King D’s murder reminded us all of these unresolved differences, the contradictions in the movement. Make no mistake, the community of conscience received the news of his death as an affront to the entire movement, as an attack on its goals. This one feels personal. It is a true inflection point in this ongoing story.
Revolutions are messy. The fringes cannot be contained. All of the above’s efforts were necessary, but not sufficient. We needed to persuade more white people that we were on the right track.
We have been partially successful. There is a new reality in the land. More Americans are woke, never to return to slumber. It started here, in Ferguson. Of that, I am very proud.
I ran for Ferguson City Council in the middle of the ferment. I ran explicitly as a protest candidate. Further, I am white, which we thought might be my ace in the hole to attract enough white voters to get over the top. The white power structure of Ferguson dominates my ward.

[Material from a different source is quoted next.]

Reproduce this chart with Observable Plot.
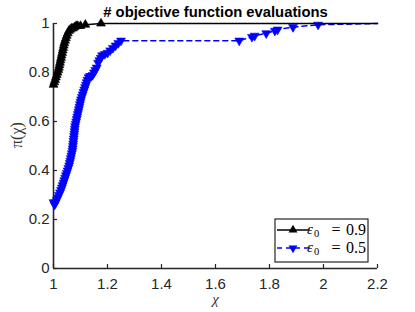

I did not win. The white male managing editor of the black weekly the St. Louis American, Chris King, told me, “If they didn’t come out and they didn’t come out for you, they weren’t your voters.” I get it intellectually, but it is a facile reading of the peculiar, albeit typical, history of Ferguson, MO. I received the third-highest vote total in a contested race against the former two-time mayor and head of “I Love Ferguson”, Brian Fletcher, since deceased. I got more votes than most of the people on the city council now. I could have won in 2015 with more help, the right help. Our lack of organization hurt the movement right here, when we could have seized a majority on the Council. My inability to ascend to the Ferguson City Council affects policy to this day, as the newcomers either openly back the mayor, James Knowles, or have been co-opted into his designs.

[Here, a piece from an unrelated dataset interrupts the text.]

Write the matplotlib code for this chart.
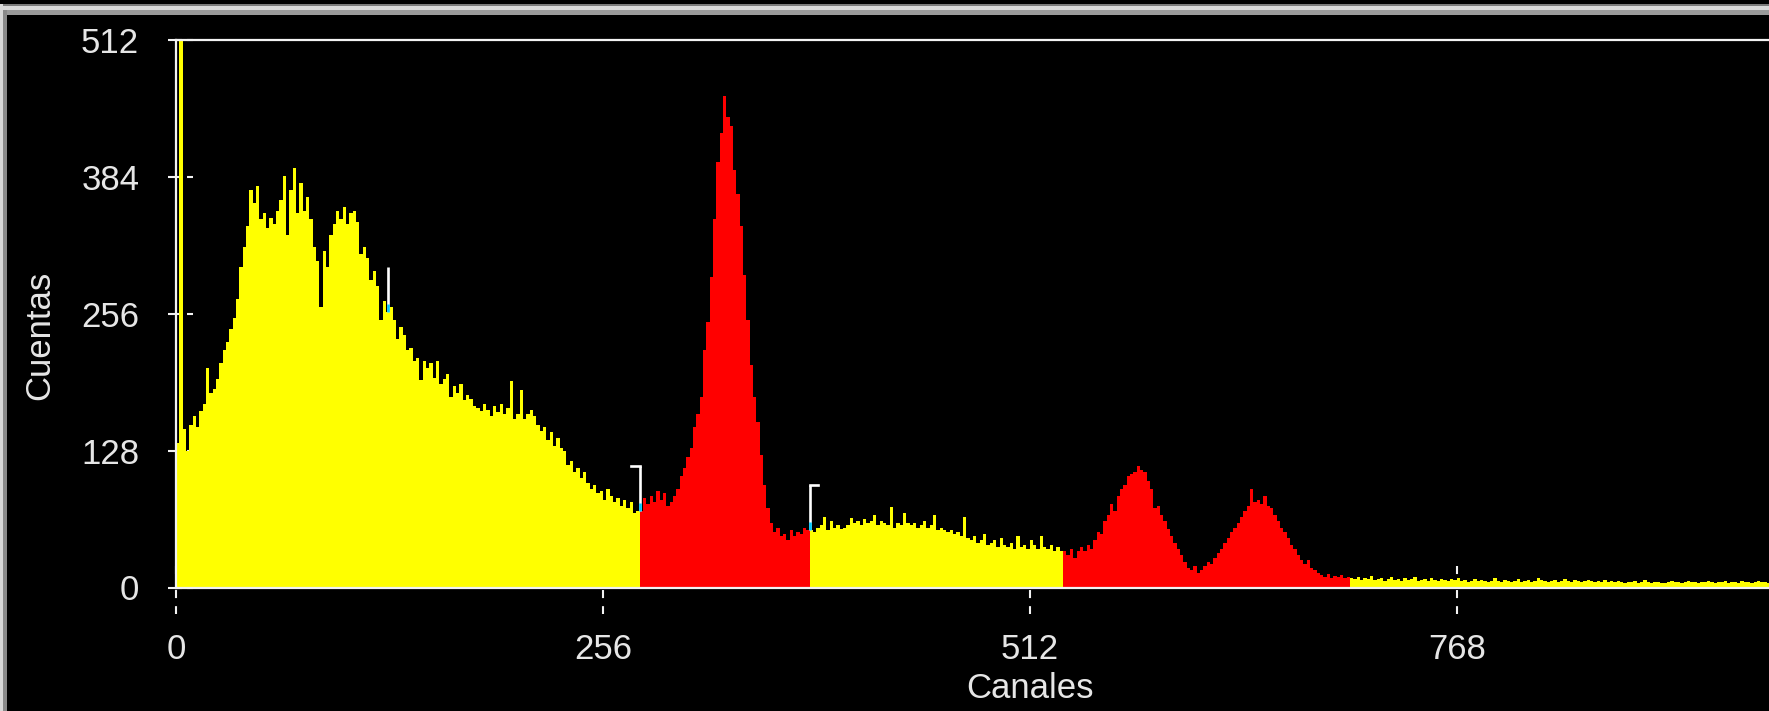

The monitor, the Department of Justice, and leaders of the City met with Federal judge Catherine Perry this week. Ferguson is behind on most of the deadlines within the consent decree. However, the judge patted Ferguson on the back, and said “Keep at it.” That’s not good enough. We need to keep the pressure on the leadership.
Each hour that passes the murder case gets colder. The police did not appear to do a tidy, thorough investigation of the crime scene. Shell casings and one of the doors to his vehicle were left at the location. The Major Case Squad was not assigned to this one. The community desperately needs to know who did this, and why. Conspiracy theories are already rampant, and it is conceivable that protests could be waged against whatever the police find. We need answers, good ones, now.
We may hope that King D’s legacy serves to help repair the disunity in the movement, that it might lead to greater focus, purpose, and success. Hope is a mushy concept. Hope requires fuel, it needs something to power and drive it. It was there the whole time, and it was King D’s real creed: Get out there and do something. That message applies to everyone, and cannot die.